One wonders why investors bear the brunt while real beneficiaries escape unscathed. Under the Spanish scheme intermediaries were meant to make full use of accelerated fiscal depreciation stemming from leasing the target asset, keeping for themselves a fraction of the overall benefit. The big cake was channelled to shipyards, ship-owners being entitled to a moderate portion through a lock gate device. The asset was bought at a markedly higher price than the market one, being sold later at a normal price.
Pilfering taxpayer’s money in such dubious schemes designed to support an ailing industry does deserve little mercy. But according to the Commission’s reasoning the real culprits will fail to face any penalty at all.
Even ship-owners buying at market prices would be forced to reimburse a virtual aid they never enjoyed. Investors risking their money will follow the same fate. No wonder the shipyards fear being unable to lure these badly mauled economic agents back to business.
Similar schemes around Europe are bound to suffer the same treatment. For all the efforts investors and ship-owner might perform to disengage themselves from the threat of footing the bill, the 10-year prescription period in state aid discipline might wreak havoc on them.

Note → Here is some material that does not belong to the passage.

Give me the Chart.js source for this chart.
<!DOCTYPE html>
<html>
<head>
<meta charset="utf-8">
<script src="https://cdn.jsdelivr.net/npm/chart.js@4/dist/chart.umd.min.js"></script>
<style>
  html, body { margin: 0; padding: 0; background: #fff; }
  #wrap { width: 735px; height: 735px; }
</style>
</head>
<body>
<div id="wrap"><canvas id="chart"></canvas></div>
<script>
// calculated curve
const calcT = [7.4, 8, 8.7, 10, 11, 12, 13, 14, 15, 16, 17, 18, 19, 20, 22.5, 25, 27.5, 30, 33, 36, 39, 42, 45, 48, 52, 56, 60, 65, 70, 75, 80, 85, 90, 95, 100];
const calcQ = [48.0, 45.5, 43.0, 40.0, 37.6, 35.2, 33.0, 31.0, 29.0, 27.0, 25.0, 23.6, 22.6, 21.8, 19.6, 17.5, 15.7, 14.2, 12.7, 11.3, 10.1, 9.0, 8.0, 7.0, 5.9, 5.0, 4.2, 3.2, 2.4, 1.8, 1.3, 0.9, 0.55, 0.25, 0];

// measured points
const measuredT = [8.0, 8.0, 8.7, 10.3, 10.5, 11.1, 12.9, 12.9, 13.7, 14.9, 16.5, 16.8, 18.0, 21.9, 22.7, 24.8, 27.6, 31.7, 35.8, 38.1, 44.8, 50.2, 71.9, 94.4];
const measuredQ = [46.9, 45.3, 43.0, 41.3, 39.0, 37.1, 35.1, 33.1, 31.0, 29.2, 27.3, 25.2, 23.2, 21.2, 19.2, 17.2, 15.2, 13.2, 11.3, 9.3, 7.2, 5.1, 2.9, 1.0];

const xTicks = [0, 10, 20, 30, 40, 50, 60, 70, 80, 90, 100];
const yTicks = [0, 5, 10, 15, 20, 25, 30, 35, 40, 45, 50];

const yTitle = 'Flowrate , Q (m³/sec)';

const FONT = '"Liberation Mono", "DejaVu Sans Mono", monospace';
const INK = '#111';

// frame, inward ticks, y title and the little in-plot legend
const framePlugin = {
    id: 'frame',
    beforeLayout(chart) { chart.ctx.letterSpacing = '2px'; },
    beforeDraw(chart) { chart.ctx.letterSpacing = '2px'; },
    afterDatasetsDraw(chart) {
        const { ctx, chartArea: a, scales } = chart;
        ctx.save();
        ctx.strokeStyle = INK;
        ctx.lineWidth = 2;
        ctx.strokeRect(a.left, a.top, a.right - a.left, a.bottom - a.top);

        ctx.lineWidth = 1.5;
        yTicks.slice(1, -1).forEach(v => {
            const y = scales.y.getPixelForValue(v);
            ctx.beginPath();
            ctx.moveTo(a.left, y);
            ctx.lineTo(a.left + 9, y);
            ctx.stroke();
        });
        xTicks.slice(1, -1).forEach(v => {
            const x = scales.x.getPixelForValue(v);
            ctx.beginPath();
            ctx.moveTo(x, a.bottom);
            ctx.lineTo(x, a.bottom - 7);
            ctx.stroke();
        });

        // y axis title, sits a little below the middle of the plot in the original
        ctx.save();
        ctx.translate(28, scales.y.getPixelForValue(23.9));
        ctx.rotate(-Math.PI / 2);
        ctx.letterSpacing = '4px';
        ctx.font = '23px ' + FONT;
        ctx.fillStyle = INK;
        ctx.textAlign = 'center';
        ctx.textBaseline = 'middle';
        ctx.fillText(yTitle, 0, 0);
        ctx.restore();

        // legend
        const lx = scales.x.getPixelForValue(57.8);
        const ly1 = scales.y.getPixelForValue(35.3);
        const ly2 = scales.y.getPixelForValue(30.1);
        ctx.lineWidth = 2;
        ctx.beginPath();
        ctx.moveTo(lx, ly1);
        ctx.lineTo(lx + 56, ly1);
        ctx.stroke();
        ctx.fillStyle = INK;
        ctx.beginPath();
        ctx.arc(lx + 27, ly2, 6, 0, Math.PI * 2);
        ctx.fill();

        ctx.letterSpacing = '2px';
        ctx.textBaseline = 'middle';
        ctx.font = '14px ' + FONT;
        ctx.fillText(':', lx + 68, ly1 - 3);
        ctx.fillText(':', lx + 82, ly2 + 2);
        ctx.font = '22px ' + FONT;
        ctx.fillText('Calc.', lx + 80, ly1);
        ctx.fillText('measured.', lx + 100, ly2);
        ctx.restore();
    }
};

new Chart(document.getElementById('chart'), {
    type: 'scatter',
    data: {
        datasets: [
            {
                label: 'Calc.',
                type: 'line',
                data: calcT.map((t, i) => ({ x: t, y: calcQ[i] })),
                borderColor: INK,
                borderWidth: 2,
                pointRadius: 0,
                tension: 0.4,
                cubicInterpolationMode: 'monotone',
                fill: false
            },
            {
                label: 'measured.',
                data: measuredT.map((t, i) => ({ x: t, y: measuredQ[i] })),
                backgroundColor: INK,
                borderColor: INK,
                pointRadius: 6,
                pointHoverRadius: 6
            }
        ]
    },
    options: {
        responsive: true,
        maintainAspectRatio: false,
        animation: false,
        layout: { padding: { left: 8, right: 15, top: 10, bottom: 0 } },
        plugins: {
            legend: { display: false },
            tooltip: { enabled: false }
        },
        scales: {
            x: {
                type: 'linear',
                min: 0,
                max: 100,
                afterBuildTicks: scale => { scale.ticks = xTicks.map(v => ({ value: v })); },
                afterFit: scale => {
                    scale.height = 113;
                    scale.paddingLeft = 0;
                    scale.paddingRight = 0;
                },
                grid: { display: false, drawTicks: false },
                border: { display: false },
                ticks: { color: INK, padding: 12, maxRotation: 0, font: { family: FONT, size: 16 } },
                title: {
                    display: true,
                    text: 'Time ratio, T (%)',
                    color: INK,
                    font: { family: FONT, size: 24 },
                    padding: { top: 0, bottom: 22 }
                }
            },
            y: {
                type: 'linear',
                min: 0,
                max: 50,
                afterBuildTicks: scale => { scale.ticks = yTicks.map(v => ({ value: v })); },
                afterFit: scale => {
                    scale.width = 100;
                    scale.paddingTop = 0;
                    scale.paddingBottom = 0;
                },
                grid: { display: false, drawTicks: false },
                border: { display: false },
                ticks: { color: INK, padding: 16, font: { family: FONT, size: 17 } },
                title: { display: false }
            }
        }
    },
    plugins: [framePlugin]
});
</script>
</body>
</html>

The same pattern applies to tax equity devices implemented for fostering investment in other capital goods. As intermediaries are considered to unlawfully benefitting from them, their risk appetite is likely being inhibited for a lasting period. True enough, huge fiscal divergences and a ramping lack of transparency need to be urgently addressed if an even playing field is ever to be established.
But enforcing harmonised levels for tax benefits seems out of reach unless extensive efforts are undertaken to bring down widely differing national rules on personal and corporate taxes. A distant goal that might take decades in getting enough support.

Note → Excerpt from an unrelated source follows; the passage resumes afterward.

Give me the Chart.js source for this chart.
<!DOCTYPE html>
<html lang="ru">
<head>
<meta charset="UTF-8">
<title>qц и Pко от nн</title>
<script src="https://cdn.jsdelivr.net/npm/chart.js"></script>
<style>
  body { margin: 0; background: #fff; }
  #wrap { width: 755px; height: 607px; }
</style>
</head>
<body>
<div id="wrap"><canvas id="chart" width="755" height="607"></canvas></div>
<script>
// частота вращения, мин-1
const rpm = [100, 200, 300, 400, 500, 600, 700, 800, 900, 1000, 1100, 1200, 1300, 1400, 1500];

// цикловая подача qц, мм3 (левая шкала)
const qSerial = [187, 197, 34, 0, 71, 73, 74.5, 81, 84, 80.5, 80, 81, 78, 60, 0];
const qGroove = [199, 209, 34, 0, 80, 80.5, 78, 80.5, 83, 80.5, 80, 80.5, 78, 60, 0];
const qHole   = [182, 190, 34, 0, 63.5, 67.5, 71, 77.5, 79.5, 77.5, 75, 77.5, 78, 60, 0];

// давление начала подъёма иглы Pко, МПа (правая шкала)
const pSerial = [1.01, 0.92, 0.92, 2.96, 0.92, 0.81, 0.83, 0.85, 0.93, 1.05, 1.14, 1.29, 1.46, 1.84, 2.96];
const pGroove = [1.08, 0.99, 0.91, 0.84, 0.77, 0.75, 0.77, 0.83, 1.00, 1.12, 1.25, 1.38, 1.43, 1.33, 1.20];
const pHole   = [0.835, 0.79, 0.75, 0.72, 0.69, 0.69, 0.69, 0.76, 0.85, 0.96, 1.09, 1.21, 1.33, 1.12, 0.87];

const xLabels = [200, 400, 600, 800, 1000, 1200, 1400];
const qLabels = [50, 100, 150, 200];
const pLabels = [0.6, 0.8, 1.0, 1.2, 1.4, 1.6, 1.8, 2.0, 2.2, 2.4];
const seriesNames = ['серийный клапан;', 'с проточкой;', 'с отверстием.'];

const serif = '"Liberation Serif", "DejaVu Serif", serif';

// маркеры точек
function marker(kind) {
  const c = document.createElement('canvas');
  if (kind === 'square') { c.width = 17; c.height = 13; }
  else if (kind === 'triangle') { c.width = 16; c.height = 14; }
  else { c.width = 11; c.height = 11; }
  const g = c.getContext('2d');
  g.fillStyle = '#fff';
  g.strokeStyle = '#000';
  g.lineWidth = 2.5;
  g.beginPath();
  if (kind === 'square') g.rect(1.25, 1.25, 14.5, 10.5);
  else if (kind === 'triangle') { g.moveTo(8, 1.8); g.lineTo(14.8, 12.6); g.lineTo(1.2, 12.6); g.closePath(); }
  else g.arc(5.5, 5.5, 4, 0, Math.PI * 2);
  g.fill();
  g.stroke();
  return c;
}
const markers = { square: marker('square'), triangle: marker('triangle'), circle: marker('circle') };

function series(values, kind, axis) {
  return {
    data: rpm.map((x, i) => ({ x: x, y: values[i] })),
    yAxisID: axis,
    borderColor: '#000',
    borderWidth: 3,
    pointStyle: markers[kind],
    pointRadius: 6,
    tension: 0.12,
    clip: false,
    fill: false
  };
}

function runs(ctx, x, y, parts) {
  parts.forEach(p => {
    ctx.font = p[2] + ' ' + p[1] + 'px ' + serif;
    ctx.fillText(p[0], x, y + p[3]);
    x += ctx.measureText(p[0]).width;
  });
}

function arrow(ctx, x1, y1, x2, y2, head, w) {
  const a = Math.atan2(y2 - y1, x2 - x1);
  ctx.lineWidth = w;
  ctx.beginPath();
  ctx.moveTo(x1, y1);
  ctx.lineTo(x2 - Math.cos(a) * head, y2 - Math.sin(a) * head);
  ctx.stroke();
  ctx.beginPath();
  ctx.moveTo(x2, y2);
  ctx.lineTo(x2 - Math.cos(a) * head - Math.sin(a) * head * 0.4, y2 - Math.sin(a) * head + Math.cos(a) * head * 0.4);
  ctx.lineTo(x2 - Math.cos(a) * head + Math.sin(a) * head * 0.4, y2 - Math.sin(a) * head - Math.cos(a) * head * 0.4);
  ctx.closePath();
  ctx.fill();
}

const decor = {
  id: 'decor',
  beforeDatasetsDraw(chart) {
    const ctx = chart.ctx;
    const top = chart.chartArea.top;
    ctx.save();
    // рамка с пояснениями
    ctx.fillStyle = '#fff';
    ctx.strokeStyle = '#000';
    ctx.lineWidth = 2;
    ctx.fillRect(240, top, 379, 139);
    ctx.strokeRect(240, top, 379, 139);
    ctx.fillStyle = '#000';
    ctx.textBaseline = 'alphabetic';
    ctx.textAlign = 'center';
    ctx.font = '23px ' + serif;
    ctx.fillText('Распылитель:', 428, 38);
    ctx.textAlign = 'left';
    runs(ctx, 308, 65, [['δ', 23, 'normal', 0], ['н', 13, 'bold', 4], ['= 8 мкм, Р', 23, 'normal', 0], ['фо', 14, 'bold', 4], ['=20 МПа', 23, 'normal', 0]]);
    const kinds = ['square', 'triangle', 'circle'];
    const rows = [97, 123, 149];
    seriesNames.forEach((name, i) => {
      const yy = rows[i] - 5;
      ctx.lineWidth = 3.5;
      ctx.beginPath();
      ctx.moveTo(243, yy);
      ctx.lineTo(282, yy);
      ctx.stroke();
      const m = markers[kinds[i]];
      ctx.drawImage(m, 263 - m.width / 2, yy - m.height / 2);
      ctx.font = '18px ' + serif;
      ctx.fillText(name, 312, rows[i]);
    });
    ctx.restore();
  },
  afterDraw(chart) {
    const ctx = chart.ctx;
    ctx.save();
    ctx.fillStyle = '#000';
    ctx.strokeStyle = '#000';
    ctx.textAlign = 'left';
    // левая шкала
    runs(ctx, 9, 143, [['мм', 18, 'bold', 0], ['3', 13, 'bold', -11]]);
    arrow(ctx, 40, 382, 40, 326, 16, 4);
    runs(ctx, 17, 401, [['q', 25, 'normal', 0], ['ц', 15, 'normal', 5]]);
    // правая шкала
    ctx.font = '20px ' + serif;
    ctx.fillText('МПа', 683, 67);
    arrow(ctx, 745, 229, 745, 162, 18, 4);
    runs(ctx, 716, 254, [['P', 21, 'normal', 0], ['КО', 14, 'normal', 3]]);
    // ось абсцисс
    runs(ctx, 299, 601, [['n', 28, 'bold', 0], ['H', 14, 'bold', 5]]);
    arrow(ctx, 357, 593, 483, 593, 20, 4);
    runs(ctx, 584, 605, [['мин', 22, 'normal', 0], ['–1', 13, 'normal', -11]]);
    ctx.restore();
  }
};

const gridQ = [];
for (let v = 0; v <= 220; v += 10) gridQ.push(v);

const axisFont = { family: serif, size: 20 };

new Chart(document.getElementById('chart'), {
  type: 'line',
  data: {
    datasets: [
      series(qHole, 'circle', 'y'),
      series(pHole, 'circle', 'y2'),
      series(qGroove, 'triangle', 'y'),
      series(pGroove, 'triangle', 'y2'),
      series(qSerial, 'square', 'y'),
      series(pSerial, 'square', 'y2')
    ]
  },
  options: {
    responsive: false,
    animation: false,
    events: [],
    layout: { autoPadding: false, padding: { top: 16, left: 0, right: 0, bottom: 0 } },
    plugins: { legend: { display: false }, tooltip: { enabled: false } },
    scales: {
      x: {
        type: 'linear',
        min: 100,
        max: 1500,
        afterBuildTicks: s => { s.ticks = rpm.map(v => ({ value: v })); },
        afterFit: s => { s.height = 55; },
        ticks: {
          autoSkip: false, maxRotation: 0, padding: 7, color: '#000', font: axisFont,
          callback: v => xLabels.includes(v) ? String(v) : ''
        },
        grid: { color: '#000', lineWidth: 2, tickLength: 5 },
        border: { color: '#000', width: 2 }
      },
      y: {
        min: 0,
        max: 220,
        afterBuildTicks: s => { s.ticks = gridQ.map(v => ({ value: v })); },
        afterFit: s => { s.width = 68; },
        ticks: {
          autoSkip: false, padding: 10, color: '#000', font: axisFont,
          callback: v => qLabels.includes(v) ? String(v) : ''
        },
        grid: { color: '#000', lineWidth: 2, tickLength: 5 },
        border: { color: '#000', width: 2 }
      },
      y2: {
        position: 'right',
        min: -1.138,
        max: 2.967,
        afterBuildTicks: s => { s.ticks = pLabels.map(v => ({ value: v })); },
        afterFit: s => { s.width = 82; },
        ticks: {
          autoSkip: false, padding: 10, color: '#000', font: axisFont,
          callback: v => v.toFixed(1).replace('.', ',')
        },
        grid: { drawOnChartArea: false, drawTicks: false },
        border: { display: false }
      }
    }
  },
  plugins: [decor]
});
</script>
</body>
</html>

Meanwhile, tax equity schemes face rough times, a nasty prospect when the product gap is widening in Europe. Fostering investment projects by providing extra financing tools could play a key role in anchoring recovery. Abuses must undoubtedly be checked. But the piecemeal strategy in addressing unwarranted state subsidies likely to grossly distort the allocation of resources might end up fuelling uncertainty and a massive stampede from investors when their active involvement proves so essential to support investment and growth.